**Directive**:
Copy out the listing that follows, exact in every word, and skip the images.

**Data block**:
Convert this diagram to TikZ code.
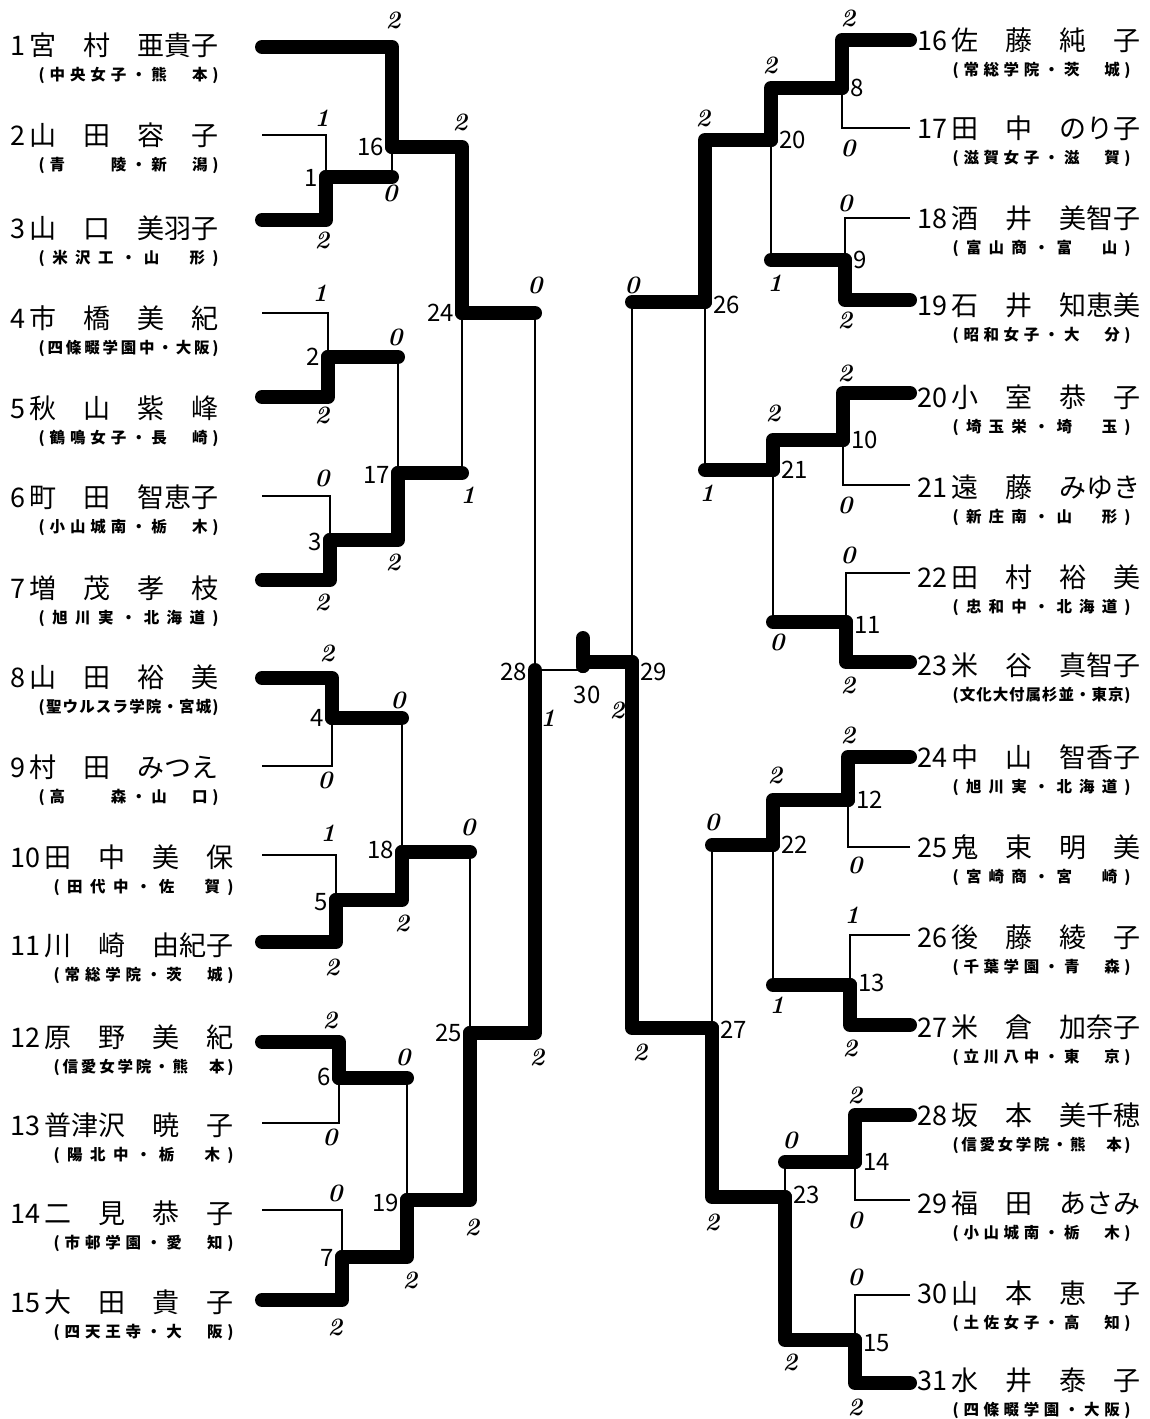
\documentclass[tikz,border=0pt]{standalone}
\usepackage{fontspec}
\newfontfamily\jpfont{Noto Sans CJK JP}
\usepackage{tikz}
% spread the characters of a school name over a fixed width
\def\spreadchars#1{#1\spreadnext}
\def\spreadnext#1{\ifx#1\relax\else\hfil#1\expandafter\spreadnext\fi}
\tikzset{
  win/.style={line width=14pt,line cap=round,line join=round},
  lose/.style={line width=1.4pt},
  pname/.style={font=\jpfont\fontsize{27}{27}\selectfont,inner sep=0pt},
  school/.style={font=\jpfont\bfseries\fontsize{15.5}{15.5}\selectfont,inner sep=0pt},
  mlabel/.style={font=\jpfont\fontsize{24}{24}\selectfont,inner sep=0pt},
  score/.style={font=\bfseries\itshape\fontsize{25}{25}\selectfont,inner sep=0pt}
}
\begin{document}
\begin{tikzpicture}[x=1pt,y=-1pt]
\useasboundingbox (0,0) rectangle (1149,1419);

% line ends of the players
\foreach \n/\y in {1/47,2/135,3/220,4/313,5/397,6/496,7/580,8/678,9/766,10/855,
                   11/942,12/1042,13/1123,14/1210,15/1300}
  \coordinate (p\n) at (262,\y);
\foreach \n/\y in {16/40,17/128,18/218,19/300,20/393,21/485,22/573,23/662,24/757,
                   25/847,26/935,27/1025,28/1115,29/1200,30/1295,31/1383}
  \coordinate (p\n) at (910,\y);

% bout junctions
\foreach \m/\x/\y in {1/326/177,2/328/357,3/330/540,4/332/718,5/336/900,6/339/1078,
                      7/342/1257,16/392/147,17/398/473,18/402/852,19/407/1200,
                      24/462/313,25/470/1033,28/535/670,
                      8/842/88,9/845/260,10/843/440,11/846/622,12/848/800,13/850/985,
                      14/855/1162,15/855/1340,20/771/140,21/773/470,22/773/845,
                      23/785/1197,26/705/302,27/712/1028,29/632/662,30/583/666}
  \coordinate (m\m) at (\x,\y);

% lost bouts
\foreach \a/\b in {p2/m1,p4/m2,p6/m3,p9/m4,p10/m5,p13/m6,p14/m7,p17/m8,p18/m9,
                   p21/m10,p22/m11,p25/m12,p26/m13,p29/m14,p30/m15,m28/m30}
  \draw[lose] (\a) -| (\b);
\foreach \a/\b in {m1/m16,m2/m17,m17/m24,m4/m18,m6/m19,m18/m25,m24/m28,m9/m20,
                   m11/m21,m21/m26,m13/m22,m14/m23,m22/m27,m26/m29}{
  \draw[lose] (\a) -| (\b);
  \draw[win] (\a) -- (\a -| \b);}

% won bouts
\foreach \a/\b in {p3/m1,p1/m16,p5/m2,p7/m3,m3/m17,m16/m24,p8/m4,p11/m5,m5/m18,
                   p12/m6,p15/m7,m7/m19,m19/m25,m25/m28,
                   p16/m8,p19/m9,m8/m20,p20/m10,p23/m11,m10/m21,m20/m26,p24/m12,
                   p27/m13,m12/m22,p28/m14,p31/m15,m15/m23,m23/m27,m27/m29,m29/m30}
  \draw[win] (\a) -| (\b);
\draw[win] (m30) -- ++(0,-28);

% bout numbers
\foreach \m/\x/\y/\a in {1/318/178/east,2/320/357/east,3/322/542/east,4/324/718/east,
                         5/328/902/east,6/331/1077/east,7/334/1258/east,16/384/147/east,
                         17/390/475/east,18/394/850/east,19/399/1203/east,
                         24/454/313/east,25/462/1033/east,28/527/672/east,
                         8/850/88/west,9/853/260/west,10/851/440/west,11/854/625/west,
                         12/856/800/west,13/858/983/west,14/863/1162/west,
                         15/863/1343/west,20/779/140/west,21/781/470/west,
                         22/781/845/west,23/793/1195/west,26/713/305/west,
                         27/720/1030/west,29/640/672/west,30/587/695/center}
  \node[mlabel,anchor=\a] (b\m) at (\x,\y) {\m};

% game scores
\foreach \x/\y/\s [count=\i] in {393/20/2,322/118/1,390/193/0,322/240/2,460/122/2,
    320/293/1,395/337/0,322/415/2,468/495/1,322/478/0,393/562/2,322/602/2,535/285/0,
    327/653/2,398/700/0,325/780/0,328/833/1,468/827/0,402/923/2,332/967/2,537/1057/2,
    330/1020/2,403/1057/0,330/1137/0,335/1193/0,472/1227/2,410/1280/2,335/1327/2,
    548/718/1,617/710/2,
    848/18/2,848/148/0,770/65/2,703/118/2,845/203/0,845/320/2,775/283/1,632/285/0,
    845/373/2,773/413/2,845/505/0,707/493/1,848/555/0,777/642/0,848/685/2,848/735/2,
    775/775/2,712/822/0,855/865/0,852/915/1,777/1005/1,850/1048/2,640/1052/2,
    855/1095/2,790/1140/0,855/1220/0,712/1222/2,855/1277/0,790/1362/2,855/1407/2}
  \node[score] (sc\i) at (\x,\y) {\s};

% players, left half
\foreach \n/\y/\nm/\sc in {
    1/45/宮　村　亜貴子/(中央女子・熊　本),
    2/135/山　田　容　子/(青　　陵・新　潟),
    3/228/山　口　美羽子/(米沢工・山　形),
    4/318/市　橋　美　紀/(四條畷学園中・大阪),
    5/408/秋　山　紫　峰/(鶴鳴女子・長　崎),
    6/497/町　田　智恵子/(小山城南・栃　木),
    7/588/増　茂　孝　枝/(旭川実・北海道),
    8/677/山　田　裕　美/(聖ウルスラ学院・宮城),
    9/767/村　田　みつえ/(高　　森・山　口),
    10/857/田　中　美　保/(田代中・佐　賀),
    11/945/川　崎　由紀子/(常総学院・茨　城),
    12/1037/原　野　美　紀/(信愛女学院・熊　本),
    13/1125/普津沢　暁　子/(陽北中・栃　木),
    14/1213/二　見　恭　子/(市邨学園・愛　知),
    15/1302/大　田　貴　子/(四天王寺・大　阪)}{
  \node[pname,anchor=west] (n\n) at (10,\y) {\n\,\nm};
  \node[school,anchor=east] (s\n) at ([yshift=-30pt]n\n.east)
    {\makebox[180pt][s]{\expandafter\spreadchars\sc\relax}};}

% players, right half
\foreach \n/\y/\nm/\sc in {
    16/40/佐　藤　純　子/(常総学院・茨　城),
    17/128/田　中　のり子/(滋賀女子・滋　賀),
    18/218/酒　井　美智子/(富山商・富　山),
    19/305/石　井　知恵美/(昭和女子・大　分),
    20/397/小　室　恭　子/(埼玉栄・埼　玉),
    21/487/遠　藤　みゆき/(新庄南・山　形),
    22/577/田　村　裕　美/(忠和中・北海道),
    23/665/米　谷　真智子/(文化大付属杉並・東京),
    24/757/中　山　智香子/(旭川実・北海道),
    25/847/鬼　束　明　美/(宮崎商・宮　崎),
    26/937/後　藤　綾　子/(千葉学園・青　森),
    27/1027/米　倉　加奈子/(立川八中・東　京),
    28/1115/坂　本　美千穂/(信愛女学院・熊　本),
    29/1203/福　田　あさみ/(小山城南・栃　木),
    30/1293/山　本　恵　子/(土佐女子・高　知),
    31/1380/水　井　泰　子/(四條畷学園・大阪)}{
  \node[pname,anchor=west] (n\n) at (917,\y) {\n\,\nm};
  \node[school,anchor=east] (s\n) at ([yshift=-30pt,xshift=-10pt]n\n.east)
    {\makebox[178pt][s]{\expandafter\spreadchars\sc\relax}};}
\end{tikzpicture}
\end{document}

**Result**:
Convert this diagram to TikZ code.
\documentclass[tikz,border=0pt]{standalone}
\usepackage{fontspec}
\newfontfamily\jpfont{Noto Sans CJK JP}
\usepackage{tikz}
% spread the characters of a school name over a fixed width
\def\spreadchars#1{#1\spreadnext}
\def\spreadnext#1{\ifx#1\relax\else\hfil#1\expandafter\spreadnext\fi}
\tikzset{
  win/.style={line width=14pt,line cap=round,line join=round},
  lose/.style={line width=1.4pt},
  pname/.style={font=\jpfont\fontsize{27}{27}\selectfont,inner sep=0pt},
  school/.style={font=\jpfont\bfseries\fontsize{15.5}{15.5}\selectfont,inner sep=0pt},
  mlabel/.style={font=\jpfont\fontsize{24}{24}\selectfont,inner sep=0pt},
  score/.style={font=\bfseries\itshape\fontsize{25}{25}\selectfont,inner sep=0pt}
}
\begin{document}
\begin{tikzpicture}[x=1pt,y=-1pt]
\useasboundingbox (0,0) rectangle (1149,1419);

% line ends of the players
\foreach \n/\y in {1/47,2/135,3/220,4/313,5/397,6/496,7/580,8/678,9/766,10/855,
                   11/942,12/1042,13/1123,14/1210,15/1300}
  \coordinate (p\n) at (262,\y);
\foreach \n/\y in {16/40,17/128,18/218,19/300,20/393,21/485,22/573,23/662,24/757,
                   25/847,26/935,27/1025,28/1115,29/1200,30/1295,31/1383}
  \coordinate (p\n) at (910,\y);

% bout junctions
\foreach \m/\x/\y in {1/326/177,2/328/357,3/330/540,4/332/718,5/336/900,6/339/1078,
                      7/342/1257,16/392/147,17/398/473,18/402/852,19/407/1200,
                      24/462/313,25/470/1033,28/535/670,
                      8/842/88,9/845/260,10/843/440,11/846/622,12/848/800,13/850/985,
                      14/855/1162,15/855/1340,20/771/140,21/773/470,22/773/845,
                      23/785/1197,26/705/302,27/712/1028,29/632/662,30/583/666}
  \coordinate (m\m) at (\x,\y);

% lost bouts
\foreach \a/\b in {p2/m1,p4/m2,p6/m3,p9/m4,p10/m5,p13/m6,p14/m7,p17/m8,p18/m9,
                   p21/m10,p22/m11,p25/m12,p26/m13,p29/m14,p30/m15,m28/m30}
  \draw[lose] (\a) -| (\b);
\foreach \a/\b in {m1/m16,m2/m17,m17/m24,m4/m18,m6/m19,m18/m25,m24/m28,m9/m20,
                   m11/m21,m21/m26,m13/m22,m14/m23,m22/m27,m26/m29}{
  \draw[lose] (\a) -| (\b);
  \draw[win] (\a) -- (\a -| \b);}

% won bouts
\foreach \a/\b in {p3/m1,p1/m16,p5/m2,p7/m3,m3/m17,m16/m24,p8/m4,p11/m5,m5/m18,
                   p12/m6,p15/m7,m7/m19,m19/m25,m25/m28,
                   p16/m8,p19/m9,m8/m20,p20/m10,p23/m11,m10/m21,m20/m26,p24/m12,
                   p27/m13,m12/m22,p28/m14,p31/m15,m15/m23,m23/m27,m27/m29,m29/m30}
  \draw[win] (\a) -| (\b);
\draw[win] (m30) -- ++(0,-28);

% bout numbers
\foreach \m/\x/\y/\a in {1/318/178/east,2/320/357/east,3/322/542/east,4/324/718/east,
                         5/328/902/east,6/331/1077/east,7/334/1258/east,16/384/147/east,
                         17/390/475/east,18/394/850/east,19/399/1203/east,
                         24/454/313/east,25/462/1033/east,28/527/672/east,
                         8/850/88/west,9/853/260/west,10/851/440/west,11/854/625/west,
                         12/856/800/west,13/858/983/west,14/863/1162/west,
                         15/863/1343/west,20/779/140/west,21/781/470/west,
                         22/781/845/west,23/793/1195/west,26/713/305/west,
                         27/720/1030/west,29/640/672/west,30/587/695/center}
  \node[mlabel,anchor=\a] (b\m) at (\x,\y) {\m};

% game scores
\foreach \x/\y/\s [count=\i] in {393/20/2,322/118/1,390/193/0,322/240/2,460/122/2,
    320/293/1,395/337/0,322/415/2,468/495/1,322/478/0,393/562/2,322/602/2,535/285/0,
    327/653/2,398/700/0,325/780/0,328/833/1,468/827/0,402/923/2,332/967/2,537/1057/2,
    330/1020/2,403/1057/0,330/1137/0,335/1193/0,472/1227/2,410/1280/2,335/1327/2,
    548/718/1,617/710/2,
    848/18/2,848/148/0,770/65/2,703/118/2,845/203/0,845/320/2,775/283/1,632/285/0,
    845/373/2,773/413/2,845/505/0,707/493/1,848/555/0,777/642/0,848/685/2,848/735/2,
    775/775/2,712/822/0,855/865/0,852/915/1,777/1005/1,850/1048/2,640/1052/2,
    855/1095/2,790/1140/0,855/1220/0,712/1222/2,855/1277/0,790/1362/2,855/1407/2}
  \node[score] (sc\i) at (\x,\y) {\s};

% players, left half
\foreach \n/\y/\nm/\sc in {
    1/45/宮　村　亜貴子/(中央女子・熊　本),
    2/135/山　田　容　子/(青　　陵・新　潟),
    3/228/山　口　美羽子/(米沢工・山　形),
    4/318/市　橋　美　紀/(四條畷学園中・大阪),
    5/408/秋　山　紫　峰/(鶴鳴女子・長　崎),
    6/497/町　田　智恵子/(小山城南・栃　木),
    7/588/増　茂　孝　枝/(旭川実・北海道),
    8/677/山　田　裕　美/(聖ウルスラ学院・宮城),
    9/767/村　田　みつえ/(高　　森・山　口),
    10/857/田　中　美　保/(田代中・佐　賀),
    11/945/川　崎　由紀子/(常総学院・茨　城),
    12/1037/原　野　美　紀/(信愛女学院・熊　本),
    13/1125/普津沢　暁　子/(陽北中・栃　木),
    14/1213/二　見　恭　子/(市邨学園・愛　知),
    15/1302/大　田　貴　子/(四天王寺・大　阪)}{
  \node[pname,anchor=west] (n\n) at (10,\y) {\n\,\nm};
  \node[school,anchor=east] (s\n) at ([yshift=-30pt]n\n.east)
    {\makebox[180pt][s]{\expandafter\spreadchars\sc\relax}};}

% players, right half
\foreach \n/\y/\nm/\sc in {
    16/40/佐　藤　純　子/(常総学院・茨　城),
    17/128/田　中　のり子/(滋賀女子・滋　賀),
    18/218/酒　井　美智子/(富山商・富　山),
    19/305/石　井　知恵美/(昭和女子・大　分),
    20/397/小　室　恭　子/(埼玉栄・埼　玉),
    21/487/遠　藤　みゆき/(新庄南・山　形),
    22/577/田　村　裕　美/(忠和中・北海道),
    23/665/米　谷　真智子/(文化大付属杉並・東京),
    24/757/中　山　智香子/(旭川実・北海道),
    25/847/鬼　束　明　美/(宮崎商・宮　崎),
    26/937/後　藤　綾　子/(千葉学園・青　森),
    27/1027/米　倉　加奈子/(立川八中・東　京),
    28/1115/坂　本　美千穂/(信愛女学院・熊　本),
    29/1203/福　田　あさみ/(小山城南・栃　木),
    30/1293/山　本　恵　子/(土佐女子・高　知),
    31/1380/水　井　泰　子/(四條畷学園・大阪)}{
  \node[pname,anchor=west] (n\n) at (917,\y) {\n\,\nm};
  \node[school,anchor=east] (s\n) at ([yshift=-30pt,xshift=-10pt]n\n.east)
    {\makebox[178pt][s]{\expandafter\spreadchars\sc\relax}};}
\end{tikzpicture}
\end{document}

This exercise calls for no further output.